Володю я обнаружил на заднем ряду автобуса, улыбающимся и очень сдержанным, неприступным. Я его поприветствовал едва заметным движением руки, в ответ он чуть вскинул ресницы, будто подмигнул. Я ухватился за спинку, пассажиры меня проталкивали вдоль прохода, пока я наконец не рухнул на сиденье. Я мечтал сразу же разболеться так, чтобы пришлось меня собирать по кусочкам для транспортировки на родину. Когда моя соседка медсестра, посочувствовав моему, все еще болезненному, виду, предложила таблетку, которую следует постепенно рассасывать, я подумал: «То, что надо, немного посмакую». Но соседка разговорилась: вчера в Эрмитаже произошел настоящий скандал. Ирину изобличили в злонамеренной лжи. Я спросил, что же такого она сказала. Выяснилось, что медсестра сама не слышала, но речь шла об оценке государственных художников, официальных гениев, которая вызвала всеобщий протест. Юра тут же прогундосил своим французским единомышленникам: «Мы с Татьяной будем жаловаться нашему начальству, и если вы поддержите эту акцию, ей никогда больше не удастся распространять тлетворное влияние. Это империалистическая вылазка», – добавил он, и я живо представил, как Юра, вдохновленный собственной миссией, со стальным блеском своих синих глаз торжествует победу над сорокалетней женщиной.

«Ну и что же вы ответили?

– Что не позволим Ирине ему навредить.

– Потому что это Ирина, разумеется, спит и видит, как ему навредить? Тебе-то она чем навредила?

– Дело не во мне. Речь идет не о личном. Хотя мне она действительно неприятна; всегда строит из себя невесть что.

– А вот я нахожу Юру неприятным и тщеславным.

– Повторяю: речь идет не о личном, – спохватилась медсестра, тотчас сообразив, что подобная субъективность ее не украшает. – Дело в том, что она законченная антикоммунистка, искажает образ страны.

– А сама для себя ты не можешь создать этот образ? Сама подумай, как называется то, что вы намерены сделать.

– Не драматизируй, ты как мальчишка веришь в сказки о терроре. Наверняка ведь воображаешь, что с нее живьем сдерут кожу, а потом сошлют на соляные копи? Ты их где-нибудь видел, соляные копи? Ты фантазер».
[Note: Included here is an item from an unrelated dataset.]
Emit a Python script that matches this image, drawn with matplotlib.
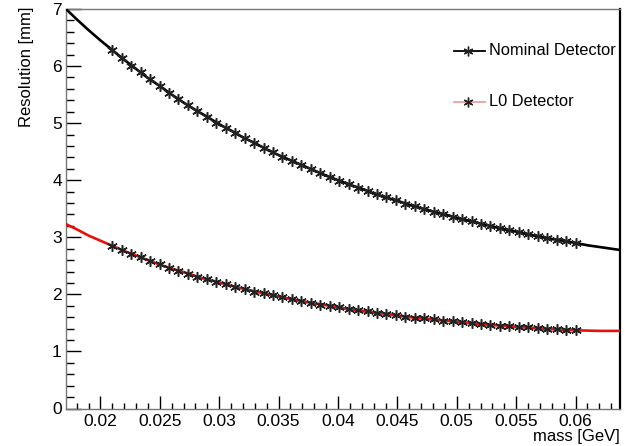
import numpy as np
import matplotlib
matplotlib.use('Agg')
import matplotlib.pyplot as plt
from matplotlib.ticker import MultipleLocator
from matplotlib.lines import Line2D

plt.rcParams['font.family'] = ['Liberation Sans', 'DejaVu Sans']

# measured points (50 mass values, 0.021 .. 0.060 GeV)
mass = np.linspace(0.021, 0.060, 50)
nominal = [6.28, 6.14, 6.01, 5.89, 5.77, 5.65, 5.53, 5.42, 5.32, 5.21,
           5.11, 5.01, 4.92, 4.83, 4.74, 4.65, 4.57, 4.49, 4.41, 4.34,
           4.26, 4.19, 4.12, 4.06, 3.99, 3.93, 3.87, 3.81, 3.75, 3.70,
           3.65, 3.59, 3.54, 3.50, 3.45, 3.40, 3.36, 3.32, 3.28, 3.24,
           3.20, 3.16, 3.12, 3.09, 3.05, 3.02, 2.99, 2.96, 2.93, 2.90]
l0 = [2.85, 2.78, 2.71, 2.65, 2.58, 2.53, 2.47, 2.41, 2.36, 2.31,
      2.27, 2.22, 2.18, 2.13, 2.09, 2.05, 2.02, 1.98, 1.95, 1.91,
      1.88, 1.85, 1.82, 1.80, 1.77, 1.74, 1.72, 1.70, 1.67, 1.65,
      1.63, 1.61, 1.59, 1.58, 1.56, 1.54, 1.53, 1.51, 1.50, 1.48,
      1.47, 1.45, 1.44, 1.43, 1.42, 1.41, 1.40, 1.39, 1.38, 1.37]

# fit curves, read every 1 MeV from 0.017 to 0.064 GeV
fit_mass = np.arange(17, 65) / 1000.0
fit_nominal = [7.02, 6.82, 6.63, 6.45, 6.28, 6.11, 5.95, 5.79, 5.65, 5.50,
               5.36, 5.23, 5.11, 4.98, 4.87, 4.75, 4.65, 4.54, 4.44, 4.35,
               4.26, 4.17, 4.08, 4.00, 3.92, 3.85, 3.77, 3.70, 3.64, 3.57,
               3.51, 3.45, 3.40, 3.34, 3.29, 3.24, 3.19, 3.14, 3.10, 3.05,
               3.01, 2.97, 2.94, 2.90, 2.86, 2.83, 2.80, 2.77]
fit_l0 = [3.24, 3.14, 3.03, 2.94, 2.85, 2.76, 2.68, 2.60, 2.52, 2.45,
          2.39, 2.32, 2.26, 2.21, 2.15, 2.10, 2.05, 2.01, 1.96, 1.92,
          1.88, 1.84, 1.81, 1.77, 1.74, 1.71, 1.68, 1.66, 1.63, 1.60,
          1.58, 1.56, 1.54, 1.52, 1.50, 1.48, 1.46, 1.45, 1.43, 1.42,
          1.40, 1.39, 1.38, 1.37, 1.365, 1.36, 1.36, 1.36]

W, H = 625, 446
fig = plt.figure(figsize=(W / 100, H / 100), dpi=100)
ax = fig.add_axes([66 / W, 1 - 408.5 / H, (619.5 - 66) / W, (408.5 - 9) / H])

star = (6, 2, 0)
ax.plot(fit_mass, fit_nominal, color='black', lw=1.9, zorder=3)
ax.plot(fit_mass, fit_l0, color='#e8100c', lw=1.9, zorder=3)
ax.plot(mass, nominal, ls='none', marker=star, ms=7.5, mew=1.1, color='#222222', zorder=4)
ax.plot(mass, l0, ls='none', marker=star, ms=7.5, mew=1.1, color='#222222', zorder=4)

ax.set_xlim(0.0171, 0.0637)
ax.set_ylim(0, 7)

ax.xaxis.set_major_locator(MultipleLocator(0.005))
ax.xaxis.set_minor_locator(MultipleLocator(0.001))
ax.yaxis.set_major_locator(MultipleLocator(1))
ax.yaxis.set_minor_locator(MultipleLocator(0.2))
ax.xaxis.set_major_formatter(plt.FuncFormatter(lambda v, p: ('%.3f' % v).rstrip('0')))
ax.tick_params(which='both', direction='in', labelsize=12.5, color='black', width=1)
ax.tick_params(axis='x', which='major', length=9.5, pad=4)
ax.tick_params(axis='x', which='minor', length=4.5)
ax.tick_params(axis='y', which='major', length=11, pad=3)
ax.tick_params(axis='y', which='minor', length=5.5)
ax.tick_params(top=False, right=False)

for side in ['left', 'bottom', 'top']:
    ax.spines[side].set_color('#777777')
    ax.spines[side].set_linewidth(1)
ax.spines['right'].set_color('black')
ax.spines['right'].set_linewidth(1.6)

fig.text(26 / W, 1 - 7 / H, 'Resolution [mm]', rotation=90, ha='center', va='top', fontsize=12)
fig.text(620 / W, 1 - 436 / H, 'mass [GeV]', ha='right', va='center', fontsize=12)

# legend drawn by hand
for y_px, lc, label in [(50.7, 'black', 'Nominal Detector'), (101.7, '#eda0a0', 'L0 Detector')]:
    yf = 1 - y_px / H
    fig.add_artist(Line2D([454 / W, 485 / W], [yf, yf], color=lc, lw=1.3, transform=fig.transFigure))
    fig.add_artist(Line2D([468 / W], [yf], ls='none', marker=star, ms=7, mew=1.0,
                          color='#222222', transform=fig.transFigure))
    fig.text(489 / W, yf, label, ha='left', va='center', fontsize=11.8)

fig.savefig('out.png', dpi=100)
На последнюю реплику мне, в общем-то, было нечего ответить: мне это и впрямь свойственно.

«Я воображаю, что она как минимум вылетит с работы .
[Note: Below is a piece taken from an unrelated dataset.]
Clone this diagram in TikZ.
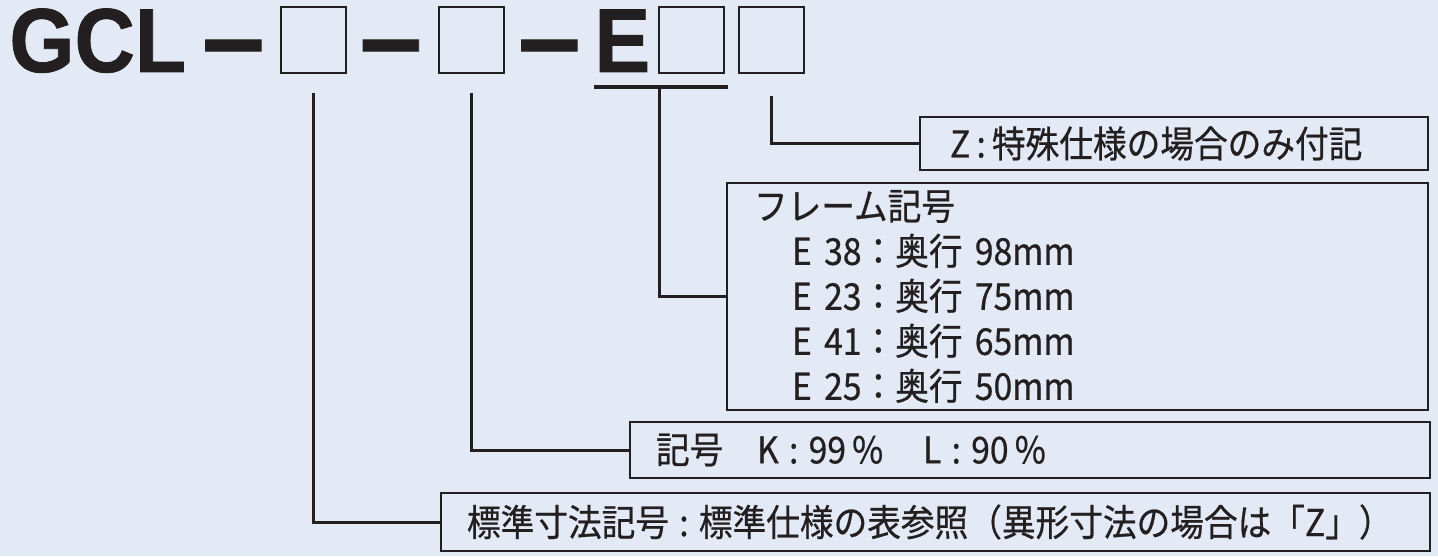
\documentclass[tikz,border=0pt]{standalone}
\usepackage{fontspec}
\usetikzlibrary{positioning}
\newfontfamily\jpfont[FakeStretch=0.91, FakeBold=0.6]{Noto Sans CJK JP}
\newfontfamily\titlefont[FakeStretch=0.92, FakeBold=0.8]{Liberation Sans}
\definecolor{bgblue}{RGB}{227,234,246}
\definecolor{inkblack}{RGB}{35,31,32}
\tikzstyle{infobox} = [
    rectangle,
    draw=inkblack,
    line width=1.4pt,
    align=left,
    inner xsep=13pt,
    text=inkblack,
    font=\jpfont\fontsize{18.5}{22.5}\selectfont
]
\tikzstyle{blank} = [
    rectangle,
    draw=inkblack,
    line width=1pt,
    minimum width=32.5pt,
    minimum height=33pt,
    inner sep=0pt
]
\tikzstyle{title} = [
    font=\titlefont\bfseries\fontsize{45.5}{50}\selectfont,
    inner sep=0pt,
    anchor=base west,
    text=inkblack
]
\tikzstyle{leader} = [line width=1.5pt, draw=inkblack]
\newcommand{\bardash}{\raisebox{-2pt}{\scalebox{1.34}[1.25]{–}}}

\begin{document}
\begin{tikzpicture}[x=0.5pt, y=-0.5pt]

\fill[bgblue] (0,0) rectangle (1438,556);
\useasboundingbox (0,0) rectangle (1438,556);

% model code
\node (gcl) [title] at (9,72) {GCL};
\node (d1) [title, anchor=base] at (233.5,72) {\bardash};
\node (sq1) [blank] at (313.5,40) {};
\node (d2) [title, anchor=base] at (391,72) {\bardash};
\node (sq2) [blank] at (471.5,40) {};
\node (d3) [title, anchor=base] at (549.5,72) {\bardash};
\node (e) [title] at (594,72) {E};
\node (sq3) [blank] at (691,40) {};
\node (sq4) [blank] at (771,40) {};

\coordinate (ulstart) at (594,87);
\coordinate (ulend) at (728,87);
\coordinate (etap) at (659,87);
\draw [leader, line width=2pt] (ulstart) -- (ulend);

% explanations
\node (zbox) [infobox, text width=224pt, inner xsep=15pt, minimum height=26.5pt]
    at (1174,143.5) {Z\,:\,特殊仕様の場合のみ付記};

\node (frame) [infobox, text width=323.5pt, inner xsep=13.5pt, minimum height=113.5pt]
    at (1077.5,296.5)
{フレーム記号\\
\hspace*{19pt}E 38：奥行 98mm\\
\hspace*{19pt}E 23：奥行 75mm\\
\hspace*{19pt}E 41：奥行 65mm\\
\hspace*{19pt}E 25：奥行 50mm};

\node (kbox) [infobox, text width=374pt, minimum height=28pt]
    at (1030,450) {記号　K\;:\;99\,\%　\,L\;:\;90\,\%};

\node (stdbox) [infobox, text width=468.5pt, minimum height=29pt]
    at (935.5,522) {標準寸法記号\;:\;標準仕様の表参照（異形寸法の場合は「Z」）};

\draw [leader] ([yshift=-11pt]sq4.south) |- (zbox.west);
\draw [leader] (etap) |- (frame.west);
\draw [leader] ([yshift=-9.5pt]sq2.south) |- (kbox.west);
\draw [leader] ([yshift=-9.5pt]sq1.south) |- (stdbox.west);

\end{tikzpicture}
\end{document}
– Ну, почему же? Она нам попросту не нравится, ее кем-нибудь заменят. А ее отрядят заниматься другими туристами».

Я обернулся к гимнастке, сидевшей через два ряда от нас, и громко произнес: «Знаешь что? Я думаю, у нас есть право предъявить претензии и к другим переводчикам, если у них что-нибудь перестанет получаться или они будут уклоняться от своих обязанностей». Та отвернулась. Ирина, сидевшая впереди, рядом с шофером, окинула меня грозным взглядом. Я почувствовал, что побледнел, сердце заколотилось, так я был потрясен собственной дерзостью или, скорее, тем, что сладил со своим обычным малодушием. Но как она теперь далека от меня, во всех смыслах, моя обычная жизнь. Я всего-то выпрашивал у мироздания подарить мне встречу с единственным желанным мне существом. Такую мелочь. Конечно, мелочь, учитывая, что на планете постоянно совершается круговорот: свадьбы, семейная жизнь, разводы... обычное дело. Я вовсе не требовал ничего сверх программы или каких-либо в ней перестановок, – всего лишь антракта. Скажем так: претендовал на одну-единственную ночь из миллиардов ночей.

Я пробежался взглядом вдоль автобуса – от переднего кресла, где сидела Ирина, до последнего ряда, откуда Володя обалдело на меня уставился, ожидая продолжения, кажется, не поверив своим ушам. Я встал коленями на сиденье и, поправив соскользнувший красный коврик, продолжил уже из спортивного интереса: «Можно сменить любого, достаточно пожаловаться. К примеру, когда тебе осточертеет Юра, ты можешь его заменить кем-нибудь другим».